● **SET TASK**
Print exactly what lies from the line with "What Plotly code" down to the line with "import plotly.graph_objects as go", counting both of those lines, but not the pictures.

● **GIVEN ENTRIES**
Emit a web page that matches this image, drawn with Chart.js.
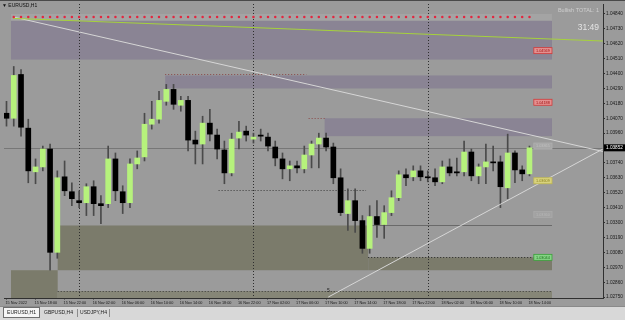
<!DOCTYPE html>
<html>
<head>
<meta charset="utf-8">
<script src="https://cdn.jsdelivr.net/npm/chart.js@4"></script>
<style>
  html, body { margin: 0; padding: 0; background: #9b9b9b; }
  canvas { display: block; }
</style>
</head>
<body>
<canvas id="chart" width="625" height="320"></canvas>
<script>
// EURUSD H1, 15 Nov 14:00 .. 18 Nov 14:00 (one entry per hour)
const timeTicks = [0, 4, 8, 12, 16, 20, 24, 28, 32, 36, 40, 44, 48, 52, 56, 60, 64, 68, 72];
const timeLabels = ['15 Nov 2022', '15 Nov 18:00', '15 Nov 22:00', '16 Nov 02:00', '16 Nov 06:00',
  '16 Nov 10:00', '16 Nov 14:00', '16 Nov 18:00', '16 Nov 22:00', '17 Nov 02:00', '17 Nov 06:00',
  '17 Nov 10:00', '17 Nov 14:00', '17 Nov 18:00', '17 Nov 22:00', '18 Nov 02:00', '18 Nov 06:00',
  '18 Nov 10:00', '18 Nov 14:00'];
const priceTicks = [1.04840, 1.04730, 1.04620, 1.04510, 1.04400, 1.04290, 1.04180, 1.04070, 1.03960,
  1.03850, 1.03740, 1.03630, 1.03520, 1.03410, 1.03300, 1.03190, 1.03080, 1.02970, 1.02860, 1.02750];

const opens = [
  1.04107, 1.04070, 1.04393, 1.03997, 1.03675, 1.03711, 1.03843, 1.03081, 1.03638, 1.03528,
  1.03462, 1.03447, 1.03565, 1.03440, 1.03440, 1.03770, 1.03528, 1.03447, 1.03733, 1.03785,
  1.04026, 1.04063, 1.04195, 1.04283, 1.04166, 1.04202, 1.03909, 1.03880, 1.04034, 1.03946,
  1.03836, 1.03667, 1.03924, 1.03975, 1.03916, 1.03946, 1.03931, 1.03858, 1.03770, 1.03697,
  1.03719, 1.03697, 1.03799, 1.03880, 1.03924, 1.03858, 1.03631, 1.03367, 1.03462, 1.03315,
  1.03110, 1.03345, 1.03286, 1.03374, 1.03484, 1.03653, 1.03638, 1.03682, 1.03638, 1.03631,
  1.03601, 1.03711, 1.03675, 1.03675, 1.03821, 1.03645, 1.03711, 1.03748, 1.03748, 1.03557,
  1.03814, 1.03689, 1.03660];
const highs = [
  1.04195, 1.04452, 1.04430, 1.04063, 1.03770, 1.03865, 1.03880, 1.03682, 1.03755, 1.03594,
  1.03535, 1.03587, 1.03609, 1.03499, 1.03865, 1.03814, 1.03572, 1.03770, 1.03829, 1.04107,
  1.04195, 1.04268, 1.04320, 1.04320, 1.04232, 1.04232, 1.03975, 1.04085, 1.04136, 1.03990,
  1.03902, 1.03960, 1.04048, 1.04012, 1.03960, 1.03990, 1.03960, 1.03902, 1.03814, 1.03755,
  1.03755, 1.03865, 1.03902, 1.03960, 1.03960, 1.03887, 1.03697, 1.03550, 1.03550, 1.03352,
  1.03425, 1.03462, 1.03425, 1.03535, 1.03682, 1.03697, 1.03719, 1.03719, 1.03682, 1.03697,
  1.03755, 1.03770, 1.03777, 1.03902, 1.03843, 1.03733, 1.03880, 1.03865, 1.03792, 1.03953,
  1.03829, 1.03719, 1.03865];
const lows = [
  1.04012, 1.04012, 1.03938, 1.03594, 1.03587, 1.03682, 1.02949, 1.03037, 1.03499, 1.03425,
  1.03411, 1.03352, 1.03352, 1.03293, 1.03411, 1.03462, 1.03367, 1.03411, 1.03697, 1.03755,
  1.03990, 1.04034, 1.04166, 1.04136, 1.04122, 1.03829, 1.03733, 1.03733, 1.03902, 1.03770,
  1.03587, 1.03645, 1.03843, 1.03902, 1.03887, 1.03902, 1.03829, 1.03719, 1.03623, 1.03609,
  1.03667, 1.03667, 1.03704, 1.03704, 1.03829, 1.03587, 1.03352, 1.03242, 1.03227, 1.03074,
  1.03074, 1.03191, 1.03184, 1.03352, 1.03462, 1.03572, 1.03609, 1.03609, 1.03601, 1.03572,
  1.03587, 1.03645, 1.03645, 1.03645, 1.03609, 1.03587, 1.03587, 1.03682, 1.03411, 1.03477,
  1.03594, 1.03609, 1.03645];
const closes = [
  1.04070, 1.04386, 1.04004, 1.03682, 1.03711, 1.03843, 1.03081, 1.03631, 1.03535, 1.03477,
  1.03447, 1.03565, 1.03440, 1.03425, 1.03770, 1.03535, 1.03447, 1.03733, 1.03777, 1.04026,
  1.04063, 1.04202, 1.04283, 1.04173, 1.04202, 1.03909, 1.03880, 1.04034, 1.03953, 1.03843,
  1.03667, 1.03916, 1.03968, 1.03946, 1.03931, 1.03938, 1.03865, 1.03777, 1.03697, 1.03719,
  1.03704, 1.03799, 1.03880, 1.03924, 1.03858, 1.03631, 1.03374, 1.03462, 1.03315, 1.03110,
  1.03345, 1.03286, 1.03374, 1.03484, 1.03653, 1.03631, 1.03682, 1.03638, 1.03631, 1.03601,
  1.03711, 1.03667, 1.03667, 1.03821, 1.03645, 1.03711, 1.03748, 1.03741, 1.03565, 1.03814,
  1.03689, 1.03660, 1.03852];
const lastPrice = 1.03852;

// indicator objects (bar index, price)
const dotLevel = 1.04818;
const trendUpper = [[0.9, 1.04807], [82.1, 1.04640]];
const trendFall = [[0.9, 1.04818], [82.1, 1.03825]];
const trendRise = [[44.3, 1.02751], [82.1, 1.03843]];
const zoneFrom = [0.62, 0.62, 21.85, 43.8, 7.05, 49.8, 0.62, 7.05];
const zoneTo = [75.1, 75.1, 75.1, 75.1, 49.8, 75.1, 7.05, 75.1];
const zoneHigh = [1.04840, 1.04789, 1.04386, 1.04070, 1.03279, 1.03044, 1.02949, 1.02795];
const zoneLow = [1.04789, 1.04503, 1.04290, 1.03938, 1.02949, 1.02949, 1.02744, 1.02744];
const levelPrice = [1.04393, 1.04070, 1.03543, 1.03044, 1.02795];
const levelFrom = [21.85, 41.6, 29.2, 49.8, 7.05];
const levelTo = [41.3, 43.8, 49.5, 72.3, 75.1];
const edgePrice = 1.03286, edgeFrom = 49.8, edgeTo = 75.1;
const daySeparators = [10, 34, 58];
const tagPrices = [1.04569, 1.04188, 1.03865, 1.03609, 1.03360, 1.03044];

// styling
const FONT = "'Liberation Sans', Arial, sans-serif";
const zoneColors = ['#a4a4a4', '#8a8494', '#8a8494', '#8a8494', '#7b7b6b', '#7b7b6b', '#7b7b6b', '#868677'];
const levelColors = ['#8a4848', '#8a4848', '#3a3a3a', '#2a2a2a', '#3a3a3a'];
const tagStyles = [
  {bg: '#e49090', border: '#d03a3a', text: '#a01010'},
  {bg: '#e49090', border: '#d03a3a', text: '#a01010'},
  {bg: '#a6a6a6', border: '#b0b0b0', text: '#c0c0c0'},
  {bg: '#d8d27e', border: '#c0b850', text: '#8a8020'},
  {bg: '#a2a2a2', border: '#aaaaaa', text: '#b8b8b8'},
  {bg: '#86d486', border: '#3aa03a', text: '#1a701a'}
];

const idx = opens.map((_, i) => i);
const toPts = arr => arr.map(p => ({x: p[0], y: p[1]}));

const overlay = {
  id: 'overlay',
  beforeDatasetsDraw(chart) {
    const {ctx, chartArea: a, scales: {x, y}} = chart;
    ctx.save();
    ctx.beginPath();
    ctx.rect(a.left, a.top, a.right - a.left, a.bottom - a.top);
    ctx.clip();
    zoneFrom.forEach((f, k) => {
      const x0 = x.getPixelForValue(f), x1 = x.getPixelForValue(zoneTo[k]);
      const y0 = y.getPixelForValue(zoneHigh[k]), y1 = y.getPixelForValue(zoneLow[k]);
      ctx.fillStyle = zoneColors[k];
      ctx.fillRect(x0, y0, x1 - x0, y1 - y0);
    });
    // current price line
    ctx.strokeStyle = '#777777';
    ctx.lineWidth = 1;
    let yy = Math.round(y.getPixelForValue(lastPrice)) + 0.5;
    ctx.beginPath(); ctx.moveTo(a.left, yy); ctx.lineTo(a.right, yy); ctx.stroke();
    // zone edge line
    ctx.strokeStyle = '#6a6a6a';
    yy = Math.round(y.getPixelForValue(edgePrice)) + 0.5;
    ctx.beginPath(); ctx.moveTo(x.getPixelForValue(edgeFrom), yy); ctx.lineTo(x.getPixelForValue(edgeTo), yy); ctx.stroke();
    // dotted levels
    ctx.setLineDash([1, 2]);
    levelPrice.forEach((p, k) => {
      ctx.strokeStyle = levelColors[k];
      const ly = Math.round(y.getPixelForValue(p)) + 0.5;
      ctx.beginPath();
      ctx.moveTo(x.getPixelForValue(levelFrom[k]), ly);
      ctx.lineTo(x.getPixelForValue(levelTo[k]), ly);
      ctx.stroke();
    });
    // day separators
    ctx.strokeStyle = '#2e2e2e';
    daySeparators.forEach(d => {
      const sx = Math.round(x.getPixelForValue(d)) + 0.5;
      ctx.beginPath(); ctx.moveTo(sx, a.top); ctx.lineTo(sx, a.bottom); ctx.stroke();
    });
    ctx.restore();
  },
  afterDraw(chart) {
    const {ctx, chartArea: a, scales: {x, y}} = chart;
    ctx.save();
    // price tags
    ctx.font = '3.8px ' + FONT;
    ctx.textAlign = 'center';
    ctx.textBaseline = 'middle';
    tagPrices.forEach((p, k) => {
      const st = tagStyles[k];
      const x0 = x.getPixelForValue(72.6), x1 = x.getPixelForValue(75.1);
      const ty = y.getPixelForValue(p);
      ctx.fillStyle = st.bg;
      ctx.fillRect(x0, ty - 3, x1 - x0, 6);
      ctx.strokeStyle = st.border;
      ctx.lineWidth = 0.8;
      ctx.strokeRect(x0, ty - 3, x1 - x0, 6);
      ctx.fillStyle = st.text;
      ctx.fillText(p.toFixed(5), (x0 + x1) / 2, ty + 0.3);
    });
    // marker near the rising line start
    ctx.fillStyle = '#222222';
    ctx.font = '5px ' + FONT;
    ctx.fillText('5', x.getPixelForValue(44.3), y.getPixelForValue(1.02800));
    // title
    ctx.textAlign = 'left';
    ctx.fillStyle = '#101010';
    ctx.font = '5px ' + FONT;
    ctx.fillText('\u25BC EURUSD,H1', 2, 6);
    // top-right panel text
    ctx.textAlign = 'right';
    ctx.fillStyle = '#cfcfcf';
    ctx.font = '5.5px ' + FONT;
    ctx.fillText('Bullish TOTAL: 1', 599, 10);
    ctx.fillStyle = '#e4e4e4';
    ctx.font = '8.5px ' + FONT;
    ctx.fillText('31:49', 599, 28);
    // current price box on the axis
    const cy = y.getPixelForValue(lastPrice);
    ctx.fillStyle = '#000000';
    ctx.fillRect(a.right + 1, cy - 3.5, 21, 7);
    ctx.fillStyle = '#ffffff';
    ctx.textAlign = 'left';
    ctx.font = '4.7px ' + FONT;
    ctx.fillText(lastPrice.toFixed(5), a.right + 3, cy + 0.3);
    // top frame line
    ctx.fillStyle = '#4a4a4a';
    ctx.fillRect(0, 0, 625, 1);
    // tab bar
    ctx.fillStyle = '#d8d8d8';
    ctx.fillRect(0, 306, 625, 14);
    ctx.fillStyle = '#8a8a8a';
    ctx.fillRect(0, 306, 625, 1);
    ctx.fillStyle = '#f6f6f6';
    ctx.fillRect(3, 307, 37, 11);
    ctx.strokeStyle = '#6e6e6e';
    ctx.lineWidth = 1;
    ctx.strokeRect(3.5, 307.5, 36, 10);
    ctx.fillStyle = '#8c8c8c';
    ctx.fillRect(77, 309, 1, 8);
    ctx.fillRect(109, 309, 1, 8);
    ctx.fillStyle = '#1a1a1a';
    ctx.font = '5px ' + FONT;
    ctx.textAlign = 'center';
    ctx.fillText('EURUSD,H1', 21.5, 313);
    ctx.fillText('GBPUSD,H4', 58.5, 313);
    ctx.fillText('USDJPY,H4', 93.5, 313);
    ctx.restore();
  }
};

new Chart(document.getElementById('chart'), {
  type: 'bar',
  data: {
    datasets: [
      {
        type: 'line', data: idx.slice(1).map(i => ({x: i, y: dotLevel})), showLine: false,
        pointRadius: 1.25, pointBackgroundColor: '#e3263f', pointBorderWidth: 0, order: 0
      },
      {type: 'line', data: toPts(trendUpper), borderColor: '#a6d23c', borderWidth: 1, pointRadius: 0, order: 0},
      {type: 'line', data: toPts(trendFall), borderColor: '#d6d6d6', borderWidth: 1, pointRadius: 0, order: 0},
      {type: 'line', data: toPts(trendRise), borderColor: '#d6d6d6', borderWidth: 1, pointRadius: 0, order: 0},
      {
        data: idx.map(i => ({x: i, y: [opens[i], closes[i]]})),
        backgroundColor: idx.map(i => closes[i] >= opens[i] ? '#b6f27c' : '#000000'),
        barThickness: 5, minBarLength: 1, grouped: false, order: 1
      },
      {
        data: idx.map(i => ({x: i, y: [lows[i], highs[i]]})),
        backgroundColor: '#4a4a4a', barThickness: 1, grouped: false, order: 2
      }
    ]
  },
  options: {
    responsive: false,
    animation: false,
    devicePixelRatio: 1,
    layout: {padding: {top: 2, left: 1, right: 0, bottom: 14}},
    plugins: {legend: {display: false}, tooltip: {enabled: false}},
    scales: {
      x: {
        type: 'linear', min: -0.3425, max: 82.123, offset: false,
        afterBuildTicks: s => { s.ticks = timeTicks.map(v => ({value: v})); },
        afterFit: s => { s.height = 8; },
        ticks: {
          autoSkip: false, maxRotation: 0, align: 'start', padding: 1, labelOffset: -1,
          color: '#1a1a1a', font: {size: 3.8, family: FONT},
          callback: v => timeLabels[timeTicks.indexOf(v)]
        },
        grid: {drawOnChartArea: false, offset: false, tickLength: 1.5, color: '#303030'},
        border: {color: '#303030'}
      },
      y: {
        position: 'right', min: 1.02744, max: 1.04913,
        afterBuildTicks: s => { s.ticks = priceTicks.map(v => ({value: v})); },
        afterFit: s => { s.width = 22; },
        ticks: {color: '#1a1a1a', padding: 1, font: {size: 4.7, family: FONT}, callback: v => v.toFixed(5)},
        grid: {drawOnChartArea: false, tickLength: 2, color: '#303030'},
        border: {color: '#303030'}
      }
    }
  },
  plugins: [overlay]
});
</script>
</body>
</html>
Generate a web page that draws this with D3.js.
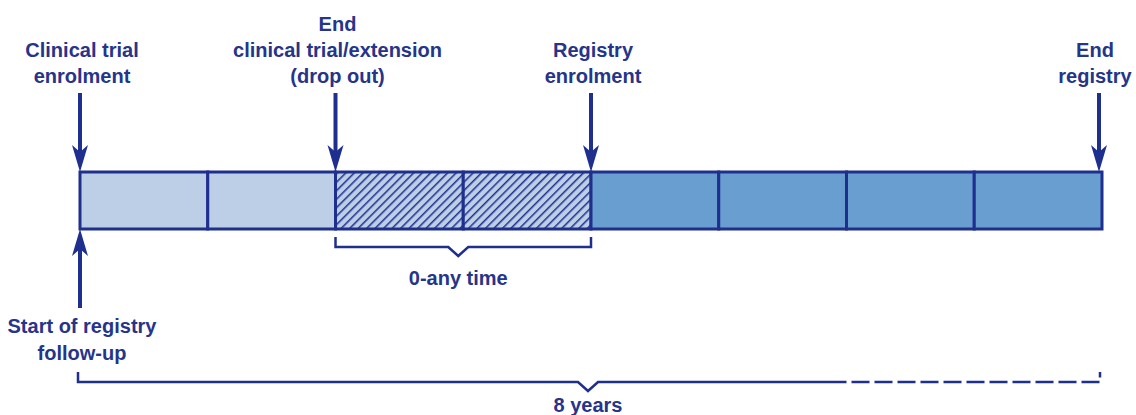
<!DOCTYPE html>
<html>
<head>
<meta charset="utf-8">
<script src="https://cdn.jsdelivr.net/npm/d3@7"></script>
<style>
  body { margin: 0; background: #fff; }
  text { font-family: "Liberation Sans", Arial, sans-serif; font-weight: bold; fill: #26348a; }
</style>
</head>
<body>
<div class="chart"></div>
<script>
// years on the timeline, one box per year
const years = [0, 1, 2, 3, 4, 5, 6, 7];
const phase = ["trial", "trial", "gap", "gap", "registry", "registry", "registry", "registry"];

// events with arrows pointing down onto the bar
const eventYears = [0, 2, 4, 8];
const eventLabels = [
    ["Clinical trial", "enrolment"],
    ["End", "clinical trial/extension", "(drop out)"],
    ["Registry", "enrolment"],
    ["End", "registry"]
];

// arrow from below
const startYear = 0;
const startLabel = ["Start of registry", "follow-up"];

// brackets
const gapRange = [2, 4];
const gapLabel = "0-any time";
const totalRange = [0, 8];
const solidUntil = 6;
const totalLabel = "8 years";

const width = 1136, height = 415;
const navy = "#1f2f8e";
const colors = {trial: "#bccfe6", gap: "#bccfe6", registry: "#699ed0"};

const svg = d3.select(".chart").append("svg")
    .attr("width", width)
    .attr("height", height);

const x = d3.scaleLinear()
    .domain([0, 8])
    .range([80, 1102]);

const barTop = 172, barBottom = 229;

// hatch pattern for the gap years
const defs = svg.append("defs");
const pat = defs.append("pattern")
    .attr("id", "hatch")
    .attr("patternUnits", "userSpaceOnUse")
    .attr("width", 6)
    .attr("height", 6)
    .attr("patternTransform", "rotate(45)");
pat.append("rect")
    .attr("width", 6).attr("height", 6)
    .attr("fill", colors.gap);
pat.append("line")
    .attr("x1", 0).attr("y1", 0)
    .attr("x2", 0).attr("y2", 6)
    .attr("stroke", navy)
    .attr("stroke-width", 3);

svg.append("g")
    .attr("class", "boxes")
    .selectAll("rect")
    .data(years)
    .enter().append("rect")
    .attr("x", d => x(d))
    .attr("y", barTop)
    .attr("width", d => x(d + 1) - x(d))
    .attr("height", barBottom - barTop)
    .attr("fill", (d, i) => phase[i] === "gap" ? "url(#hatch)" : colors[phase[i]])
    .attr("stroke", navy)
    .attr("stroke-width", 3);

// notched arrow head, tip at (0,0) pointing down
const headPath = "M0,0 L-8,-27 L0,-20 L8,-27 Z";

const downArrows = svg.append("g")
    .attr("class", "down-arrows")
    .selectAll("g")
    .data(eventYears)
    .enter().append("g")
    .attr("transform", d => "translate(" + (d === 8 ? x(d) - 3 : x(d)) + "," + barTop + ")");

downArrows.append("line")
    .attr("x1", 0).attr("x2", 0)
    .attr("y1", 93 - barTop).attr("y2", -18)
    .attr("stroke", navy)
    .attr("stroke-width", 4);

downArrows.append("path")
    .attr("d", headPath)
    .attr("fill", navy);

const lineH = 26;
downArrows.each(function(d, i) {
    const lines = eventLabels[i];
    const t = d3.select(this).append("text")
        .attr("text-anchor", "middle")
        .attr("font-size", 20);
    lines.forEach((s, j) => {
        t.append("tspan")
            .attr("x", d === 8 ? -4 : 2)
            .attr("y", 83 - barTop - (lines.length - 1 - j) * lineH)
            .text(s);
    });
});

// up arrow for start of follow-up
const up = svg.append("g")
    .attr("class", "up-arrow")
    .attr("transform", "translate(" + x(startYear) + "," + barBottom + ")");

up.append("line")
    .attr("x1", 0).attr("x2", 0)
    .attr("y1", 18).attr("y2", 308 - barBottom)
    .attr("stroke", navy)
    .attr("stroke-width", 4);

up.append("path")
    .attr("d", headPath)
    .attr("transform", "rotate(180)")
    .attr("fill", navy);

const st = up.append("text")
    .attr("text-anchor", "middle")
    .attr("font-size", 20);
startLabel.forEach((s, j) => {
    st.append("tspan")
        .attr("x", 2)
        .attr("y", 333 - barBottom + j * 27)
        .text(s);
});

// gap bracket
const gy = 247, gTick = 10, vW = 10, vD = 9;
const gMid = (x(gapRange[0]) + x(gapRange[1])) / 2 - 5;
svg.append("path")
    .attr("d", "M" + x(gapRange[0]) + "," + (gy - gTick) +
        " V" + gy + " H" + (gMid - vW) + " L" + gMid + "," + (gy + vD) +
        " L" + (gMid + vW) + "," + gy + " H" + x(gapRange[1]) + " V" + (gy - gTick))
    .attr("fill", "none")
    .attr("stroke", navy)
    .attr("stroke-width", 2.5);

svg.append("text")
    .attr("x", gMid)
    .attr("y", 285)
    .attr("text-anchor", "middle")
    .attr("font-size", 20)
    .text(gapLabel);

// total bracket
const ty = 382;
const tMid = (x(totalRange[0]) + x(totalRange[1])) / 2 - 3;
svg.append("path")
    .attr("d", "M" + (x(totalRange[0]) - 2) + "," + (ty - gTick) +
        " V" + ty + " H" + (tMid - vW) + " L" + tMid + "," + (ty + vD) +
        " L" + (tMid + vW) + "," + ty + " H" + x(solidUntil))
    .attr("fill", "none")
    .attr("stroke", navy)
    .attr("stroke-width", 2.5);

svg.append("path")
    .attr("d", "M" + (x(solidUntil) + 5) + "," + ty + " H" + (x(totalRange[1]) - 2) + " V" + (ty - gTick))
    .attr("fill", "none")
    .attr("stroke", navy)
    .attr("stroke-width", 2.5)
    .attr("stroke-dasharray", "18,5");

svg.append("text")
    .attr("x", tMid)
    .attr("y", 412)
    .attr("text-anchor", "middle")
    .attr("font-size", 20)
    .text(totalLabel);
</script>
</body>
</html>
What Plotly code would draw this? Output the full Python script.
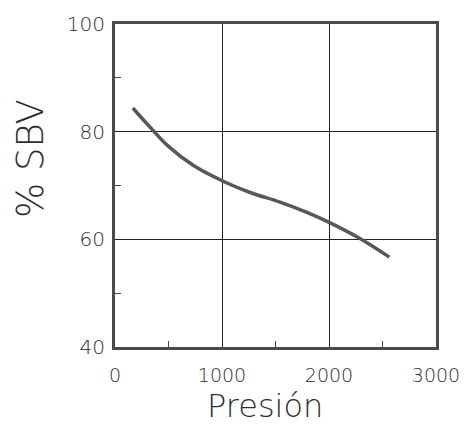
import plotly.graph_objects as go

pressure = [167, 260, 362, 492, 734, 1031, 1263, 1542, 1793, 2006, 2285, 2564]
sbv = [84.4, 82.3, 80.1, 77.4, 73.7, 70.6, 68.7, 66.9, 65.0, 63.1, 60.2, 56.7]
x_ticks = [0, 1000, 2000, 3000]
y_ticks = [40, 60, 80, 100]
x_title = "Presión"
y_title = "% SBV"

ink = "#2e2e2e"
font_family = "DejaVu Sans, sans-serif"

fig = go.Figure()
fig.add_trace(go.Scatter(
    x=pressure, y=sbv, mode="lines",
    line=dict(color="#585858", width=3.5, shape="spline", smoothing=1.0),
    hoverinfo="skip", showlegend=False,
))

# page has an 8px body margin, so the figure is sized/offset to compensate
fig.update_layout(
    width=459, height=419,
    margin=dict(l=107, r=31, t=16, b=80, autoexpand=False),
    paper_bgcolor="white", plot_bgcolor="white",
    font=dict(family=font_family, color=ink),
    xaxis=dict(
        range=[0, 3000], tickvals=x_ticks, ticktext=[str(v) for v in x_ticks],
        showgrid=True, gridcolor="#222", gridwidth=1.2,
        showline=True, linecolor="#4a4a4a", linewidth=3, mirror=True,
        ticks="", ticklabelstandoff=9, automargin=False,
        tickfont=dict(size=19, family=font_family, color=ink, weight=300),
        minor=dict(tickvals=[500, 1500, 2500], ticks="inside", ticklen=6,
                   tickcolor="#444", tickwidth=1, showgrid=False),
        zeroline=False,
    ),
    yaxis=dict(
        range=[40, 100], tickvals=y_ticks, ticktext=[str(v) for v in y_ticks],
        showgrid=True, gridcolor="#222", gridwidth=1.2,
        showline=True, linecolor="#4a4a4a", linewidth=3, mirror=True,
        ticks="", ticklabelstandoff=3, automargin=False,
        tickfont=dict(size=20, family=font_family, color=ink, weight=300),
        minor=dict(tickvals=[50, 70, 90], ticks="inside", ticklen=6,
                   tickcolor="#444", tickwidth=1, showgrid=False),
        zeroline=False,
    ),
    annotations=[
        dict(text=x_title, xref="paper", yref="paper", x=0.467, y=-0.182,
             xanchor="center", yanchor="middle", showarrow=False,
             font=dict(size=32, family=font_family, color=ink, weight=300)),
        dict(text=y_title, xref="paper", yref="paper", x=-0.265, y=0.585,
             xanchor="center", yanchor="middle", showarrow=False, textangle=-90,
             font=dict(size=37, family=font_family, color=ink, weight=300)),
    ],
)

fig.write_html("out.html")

● **TASK ANSWER**
What Plotly code would draw this? Output the full Python script.
import plotly.graph_objects as go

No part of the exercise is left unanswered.